Now we will address the really interesting question: are commodities inherently superior to strategically chosen stocks as portfolio ‘diversifiers’? The real measure of diversification is the ability to get the most return for the risk you carry (which is measured in terms of standard deviation in return). The third and fourth rows of the table above tell the basic story. Over the past three years, putting 20% into the commodities index (with the 80% base portfolio) has yielded a portfolio with the same risk as putting 6.66% each in C, EXC, and BA, along with the 80% base portfolio. The portfolio with 20% allocated equally between the three stocks has soundly beaten the portfolio with 20% in the Dow Jones – AIG commodity Index in terms of annual return---to the tune of 2% per year.

But, we know that looking backwards is not a good predictor—so let’s look at the projections. Now things get more interesting.
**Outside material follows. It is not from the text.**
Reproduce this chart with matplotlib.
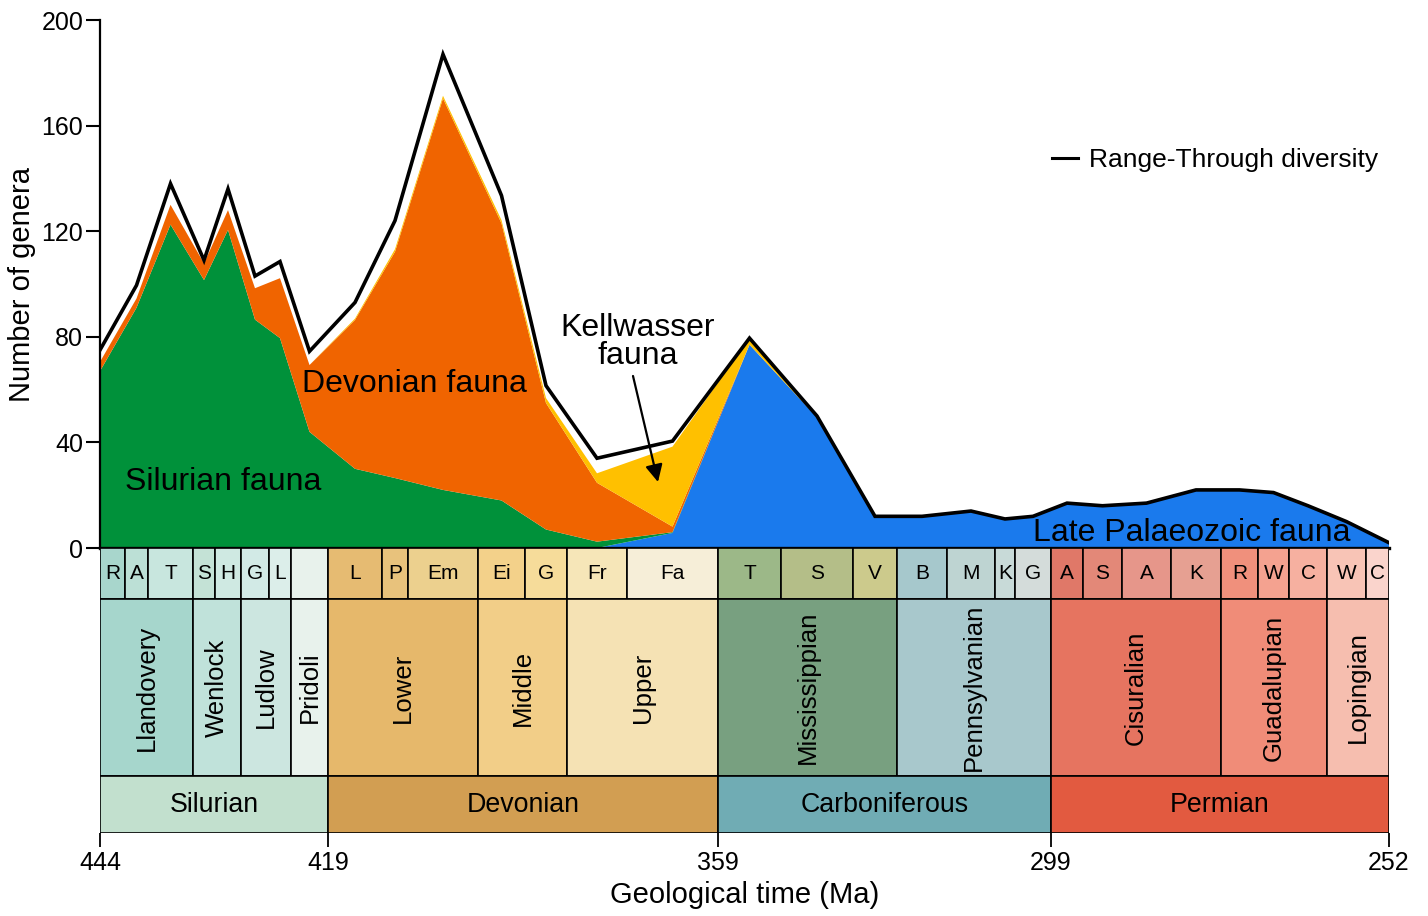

While the portfolio with the individual stocks is projected to generate 0.5% per year more than the portfolio with commodities, it also has a bit more risk. In terms of the Sharpe Ratio, the portfolio with individual stocks is superior---but the two alternatives look remarkably similar in the projected outcomes. This result suggests that well-chosen individual stocks can have just as much positive portfolio impact in terms of increasing the risk-adjusted returns of a generic equity-focused portfolio as adding a broad-based commodity index. It may surprise many readers, for example, that C, EXC, and BA have about the same correlation to the returns from the original ETF portfolio as the Dow Jones – AIG commodity index---and this was also true when I wrote the original article.

This is, of course, just one example. There are commodity indices that may have lower correlation to our portfolios, etc. My main point here is to emphasize that you have to look below the surface. Just because you have a stock index, this does not mean that there are not some individual stocks that will have low correlation to that index. Note that we have not included any fees---and DJP has an annual management fee of 0.75%.

As a final thought, see the last line of the table above. In this case, I have allocated 5% to the commodity index and 5% each to C, EXC, and BA. This portfolio shows the highest projected return per risk of any of the others. There is no reason that you cannot add both a commodity index (such as DJP) and individual stocks to improve a broad portfolio of ETFs. Whether or not an investor wants to add commodities to his/her portfolio, the same types of diversification opportunities are available by looking carefully at the actual statistical characteristics of the available choices—whether they are individual stocks or other asset classes.

The ‘big picture’ conclusion from this type of analysis is that it appears that investors can meaningfully improve a portfolio of equity index funds simply by adding concentrations in individual equities. I am aware that this idea will seem counter-intuitive to many readers but it appears to bear out in a number of studies. Rob Arnott’s work on fundamental indexing supports this idea: the weight in the individual equity components of a portfolio matter a great deal in determining risk and return. Including individual equity holdings has the additional benefit of allowing investors to manage their tax exposure, too.